**EXERCISE:**
Give an exact transcription of every line, dropping the images.

═════ INFORMATION SHOWN

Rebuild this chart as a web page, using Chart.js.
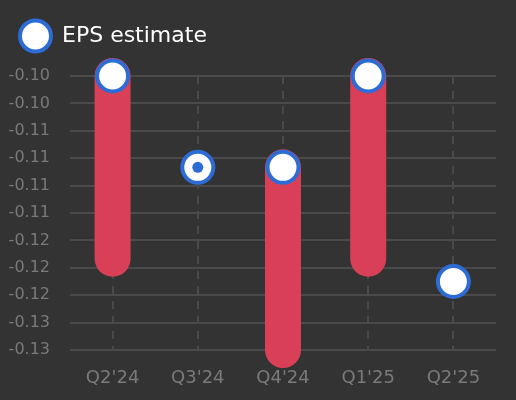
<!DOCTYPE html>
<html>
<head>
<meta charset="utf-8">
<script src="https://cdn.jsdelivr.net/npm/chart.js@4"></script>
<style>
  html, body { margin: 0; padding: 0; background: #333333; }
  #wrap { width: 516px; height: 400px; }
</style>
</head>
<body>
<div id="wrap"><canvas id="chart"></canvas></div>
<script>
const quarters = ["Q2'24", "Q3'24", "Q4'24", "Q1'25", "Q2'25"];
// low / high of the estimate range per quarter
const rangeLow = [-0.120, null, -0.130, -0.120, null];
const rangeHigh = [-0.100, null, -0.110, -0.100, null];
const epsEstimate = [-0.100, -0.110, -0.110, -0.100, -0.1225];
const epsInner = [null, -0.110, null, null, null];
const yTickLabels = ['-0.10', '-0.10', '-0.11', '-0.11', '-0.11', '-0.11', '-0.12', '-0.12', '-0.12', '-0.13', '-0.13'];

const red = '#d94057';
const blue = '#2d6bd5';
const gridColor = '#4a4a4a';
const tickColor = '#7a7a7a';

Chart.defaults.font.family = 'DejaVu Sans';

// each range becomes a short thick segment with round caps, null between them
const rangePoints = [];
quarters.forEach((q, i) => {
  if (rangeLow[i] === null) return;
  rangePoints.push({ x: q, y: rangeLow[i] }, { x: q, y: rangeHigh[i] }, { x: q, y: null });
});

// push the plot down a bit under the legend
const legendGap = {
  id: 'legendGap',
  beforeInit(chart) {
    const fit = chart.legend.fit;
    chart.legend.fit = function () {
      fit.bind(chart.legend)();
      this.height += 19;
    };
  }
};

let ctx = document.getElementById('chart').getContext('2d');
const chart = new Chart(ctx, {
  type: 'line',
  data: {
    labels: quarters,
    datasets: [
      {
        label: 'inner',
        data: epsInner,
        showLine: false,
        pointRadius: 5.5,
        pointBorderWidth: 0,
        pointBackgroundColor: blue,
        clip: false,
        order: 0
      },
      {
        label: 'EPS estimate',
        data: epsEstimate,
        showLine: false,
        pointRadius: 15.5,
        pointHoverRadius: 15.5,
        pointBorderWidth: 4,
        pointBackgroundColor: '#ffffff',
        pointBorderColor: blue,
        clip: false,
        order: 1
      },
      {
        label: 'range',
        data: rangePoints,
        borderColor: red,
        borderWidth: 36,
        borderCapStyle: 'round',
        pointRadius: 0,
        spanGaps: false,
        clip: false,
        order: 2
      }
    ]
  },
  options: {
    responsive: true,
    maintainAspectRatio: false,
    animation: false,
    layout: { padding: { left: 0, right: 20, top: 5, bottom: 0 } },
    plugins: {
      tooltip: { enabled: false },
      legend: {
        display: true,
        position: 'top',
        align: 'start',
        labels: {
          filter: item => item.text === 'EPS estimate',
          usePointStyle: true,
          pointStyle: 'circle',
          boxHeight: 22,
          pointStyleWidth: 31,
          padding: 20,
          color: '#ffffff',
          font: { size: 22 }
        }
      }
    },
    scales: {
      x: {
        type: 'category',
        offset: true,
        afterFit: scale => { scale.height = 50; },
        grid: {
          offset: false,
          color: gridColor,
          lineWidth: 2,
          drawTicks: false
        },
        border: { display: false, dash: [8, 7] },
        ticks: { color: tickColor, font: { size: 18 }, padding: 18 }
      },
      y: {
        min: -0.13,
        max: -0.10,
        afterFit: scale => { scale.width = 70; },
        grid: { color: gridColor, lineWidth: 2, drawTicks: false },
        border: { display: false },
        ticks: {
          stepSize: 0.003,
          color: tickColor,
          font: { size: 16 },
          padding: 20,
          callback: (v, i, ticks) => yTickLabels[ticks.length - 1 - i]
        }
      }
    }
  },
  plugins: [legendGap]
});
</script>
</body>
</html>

══════════

**WORKED ANSWER:**
Rebuild this chart as a web page, using Chart.js.
<!DOCTYPE html>
<html>
<head>
<meta charset="utf-8">
<script src="https://cdn.jsdelivr.net/npm/chart.js@4"></script>
<style>
  html, body { margin: 0; padding: 0; background: #333333; }
  #wrap { width: 516px; height: 400px; }
</style>
</head>
<body>
<div id="wrap"><canvas id="chart"></canvas></div>
<script>
const quarters = ["Q2'24", "Q3'24", "Q4'24", "Q1'25", "Q2'25"];
// low / high of the estimate range per quarter
const rangeLow = [-0.120, null, -0.130, -0.120, null];
const rangeHigh = [-0.100, null, -0.110, -0.100, null];
const epsEstimate = [-0.100, -0.110, -0.110, -0.100, -0.1225];
const epsInner = [null, -0.110, null, null, null];
const yTickLabels = ['-0.10', '-0.10', '-0.11', '-0.11', '-0.11', '-0.11', '-0.12', '-0.12', '-0.12', '-0.13', '-0.13'];

const red = '#d94057';
const blue = '#2d6bd5';
const gridColor = '#4a4a4a';
const tickColor = '#7a7a7a';

Chart.defaults.font.family = 'DejaVu Sans';

// each range becomes a short thick segment with round caps, null between them
const rangePoints = [];
quarters.forEach((q, i) => {
  if (rangeLow[i] === null) return;
  rangePoints.push({ x: q, y: rangeLow[i] }, { x: q, y: rangeHigh[i] }, { x: q, y: null });
});

// push the plot down a bit under the legend
const legendGap = {
  id: 'legendGap',
  beforeInit(chart) {
    const fit = chart.legend.fit;
    chart.legend.fit = function () {
      fit.bind(chart.legend)();
      this.height += 19;
    };
  }
};

let ctx = document.getElementById('chart').getContext('2d');
const chart = new Chart(ctx, {
  type: 'line',
  data: {
    labels: quarters,
    datasets: [
      {
        label: 'inner',
        data: epsInner,
        showLine: false,
        pointRadius: 5.5,
        pointBorderWidth: 0,
        pointBackgroundColor: blue,
        clip: false,
        order: 0
      },
      {
        label: 'EPS estimate',
        data: epsEstimate,
        showLine: false,
        pointRadius: 15.5,
        pointHoverRadius: 15.5,
        pointBorderWidth: 4,
        pointBackgroundColor: '#ffffff',
        pointBorderColor: blue,
        clip: false,
        order: 1
      },
      {
        label: 'range',
        data: rangePoints,
        borderColor: red,
        borderWidth: 36,
        borderCapStyle: 'round',
        pointRadius: 0,
        spanGaps: false,
        clip: false,
        order: 2
      }
    ]
  },
  options: {
    responsive: true,
    maintainAspectRatio: false,
    animation: false,
    layout: { padding: { left: 0, right: 20, top: 5, bottom: 0 } },
    plugins: {
      tooltip: { enabled: false },
      legend: {
        display: true,
        position: 'top',
        align: 'start',
        labels: {
          filter: item => item.text === 'EPS estimate',
          usePointStyle: true,
          pointStyle: 'circle',
          boxHeight: 22,
          pointStyleWidth: 31,
          padding: 20,
          color: '#ffffff',
          font: { size: 22 }
        }
      }
    },
    scales: {
      x: {
        type: 'category',
        offset: true,
        afterFit: scale => { scale.height = 50; },
        grid: {
          offset: false,
          color: gridColor,
          lineWidth: 2,
          drawTicks: false
        },
        border: { display: false, dash: [8, 7] },
        ticks: { color: tickColor, font: { size: 18 }, padding: 18 }
      },
      y: {
        min: -0.13,
        max: -0.10,
        afterFit: scale => { scale.width = 70; },
        grid: { color: gridColor, lineWidth: 2, drawTicks: false },
        border: { display: false },
        ticks: {
          stepSize: 0.003,
          color: tickColor,
          font: { size: 16 },
          padding: 20,
          callback: (v, i, ticks) => yTickLabels[ticks.length - 1 - i]
        }
      }
    }
  },
  plugins: [legendGap]
});
</script>
</body>
</html>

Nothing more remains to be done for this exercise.